# TASK STATEMENT
Report, as a bare number, how many lines of the material below contain the word "matplotlib".

# MATERIAL TO PROCESS
+-------+

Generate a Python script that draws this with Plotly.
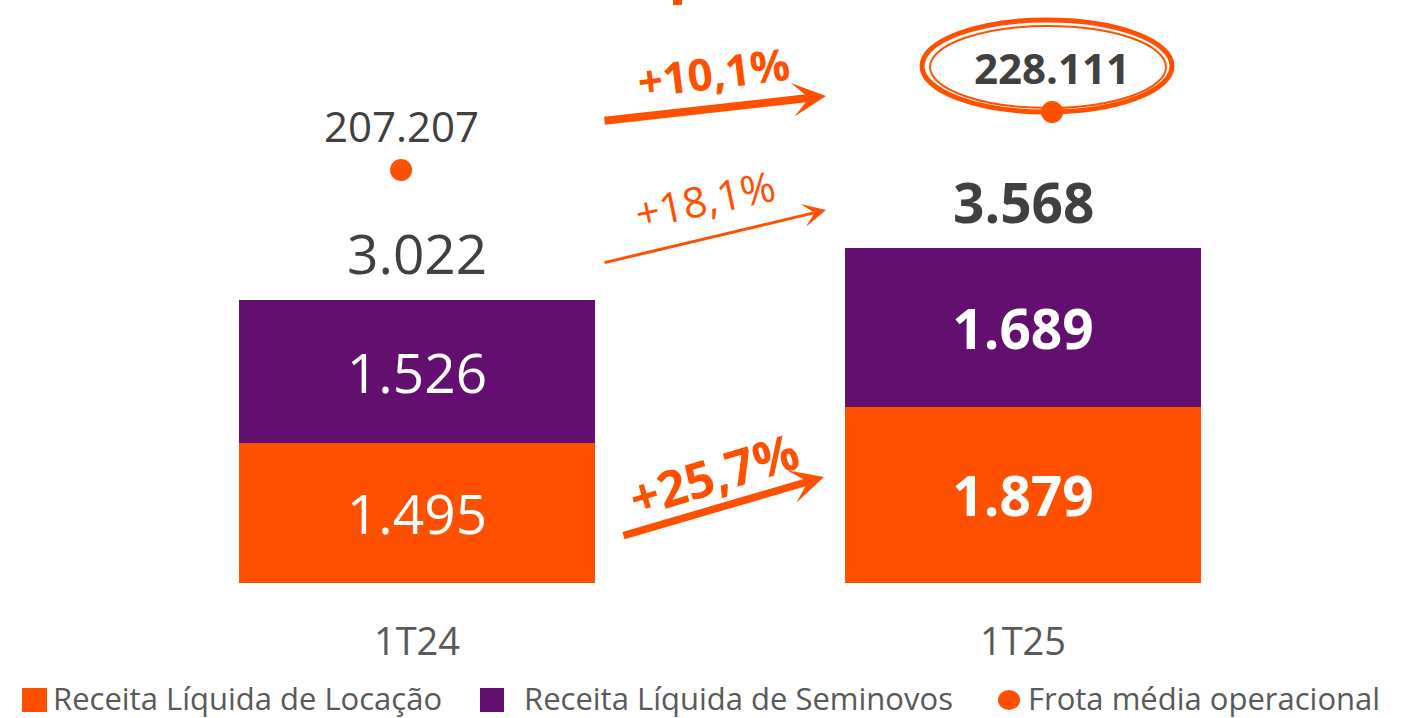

+-------+

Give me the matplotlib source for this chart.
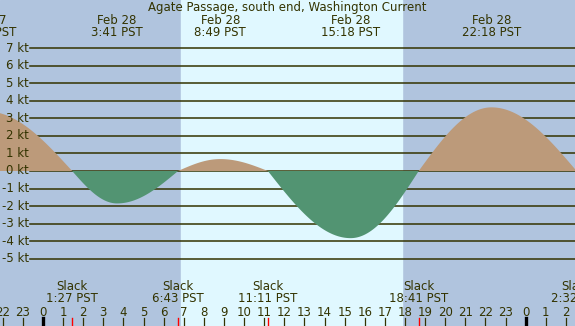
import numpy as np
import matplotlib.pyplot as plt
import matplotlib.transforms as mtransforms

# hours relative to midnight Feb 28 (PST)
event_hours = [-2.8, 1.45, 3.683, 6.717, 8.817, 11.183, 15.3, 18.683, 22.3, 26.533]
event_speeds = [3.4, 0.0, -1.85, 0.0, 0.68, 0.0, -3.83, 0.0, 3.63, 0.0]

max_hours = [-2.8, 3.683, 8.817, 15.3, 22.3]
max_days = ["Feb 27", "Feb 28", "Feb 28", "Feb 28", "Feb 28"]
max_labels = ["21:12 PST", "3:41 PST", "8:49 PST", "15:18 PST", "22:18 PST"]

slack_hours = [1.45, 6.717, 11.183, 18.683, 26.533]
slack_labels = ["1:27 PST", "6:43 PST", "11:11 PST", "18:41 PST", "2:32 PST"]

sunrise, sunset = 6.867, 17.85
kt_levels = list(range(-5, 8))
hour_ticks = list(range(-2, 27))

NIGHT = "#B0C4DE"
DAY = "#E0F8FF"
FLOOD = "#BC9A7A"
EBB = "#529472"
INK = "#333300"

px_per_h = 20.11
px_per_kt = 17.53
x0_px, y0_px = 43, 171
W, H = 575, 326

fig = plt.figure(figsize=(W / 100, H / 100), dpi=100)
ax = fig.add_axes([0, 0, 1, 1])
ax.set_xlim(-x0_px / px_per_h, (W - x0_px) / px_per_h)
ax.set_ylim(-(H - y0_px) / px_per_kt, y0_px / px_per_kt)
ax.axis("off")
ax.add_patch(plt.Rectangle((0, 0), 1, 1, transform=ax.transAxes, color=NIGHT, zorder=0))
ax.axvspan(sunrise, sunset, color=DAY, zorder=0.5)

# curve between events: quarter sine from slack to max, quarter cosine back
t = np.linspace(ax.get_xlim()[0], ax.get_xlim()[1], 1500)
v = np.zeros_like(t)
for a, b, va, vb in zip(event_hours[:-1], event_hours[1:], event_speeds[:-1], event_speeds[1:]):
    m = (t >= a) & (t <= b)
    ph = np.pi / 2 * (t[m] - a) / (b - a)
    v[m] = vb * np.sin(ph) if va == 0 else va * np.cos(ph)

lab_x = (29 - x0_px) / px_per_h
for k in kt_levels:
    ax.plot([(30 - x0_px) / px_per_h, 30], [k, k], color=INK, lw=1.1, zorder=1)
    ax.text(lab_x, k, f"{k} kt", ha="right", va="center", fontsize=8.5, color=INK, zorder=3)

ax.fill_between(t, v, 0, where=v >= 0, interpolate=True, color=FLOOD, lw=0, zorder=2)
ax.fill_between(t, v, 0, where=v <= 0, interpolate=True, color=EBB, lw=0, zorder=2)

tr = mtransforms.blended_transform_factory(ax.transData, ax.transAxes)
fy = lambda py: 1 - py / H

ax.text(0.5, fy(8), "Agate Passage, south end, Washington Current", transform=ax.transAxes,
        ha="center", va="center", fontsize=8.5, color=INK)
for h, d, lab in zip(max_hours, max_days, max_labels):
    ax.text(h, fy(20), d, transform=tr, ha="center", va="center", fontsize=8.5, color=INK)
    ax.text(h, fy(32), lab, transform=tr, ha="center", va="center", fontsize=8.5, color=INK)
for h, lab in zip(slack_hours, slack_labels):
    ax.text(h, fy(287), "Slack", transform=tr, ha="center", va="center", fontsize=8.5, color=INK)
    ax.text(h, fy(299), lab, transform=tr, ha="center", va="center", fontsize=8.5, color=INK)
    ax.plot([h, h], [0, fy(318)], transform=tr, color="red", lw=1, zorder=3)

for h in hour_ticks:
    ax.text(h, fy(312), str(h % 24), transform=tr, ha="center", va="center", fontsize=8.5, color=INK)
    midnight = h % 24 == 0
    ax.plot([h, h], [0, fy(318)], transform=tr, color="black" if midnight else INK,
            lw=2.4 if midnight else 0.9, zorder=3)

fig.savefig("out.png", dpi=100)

+-------+

# TASK RESPONSE
3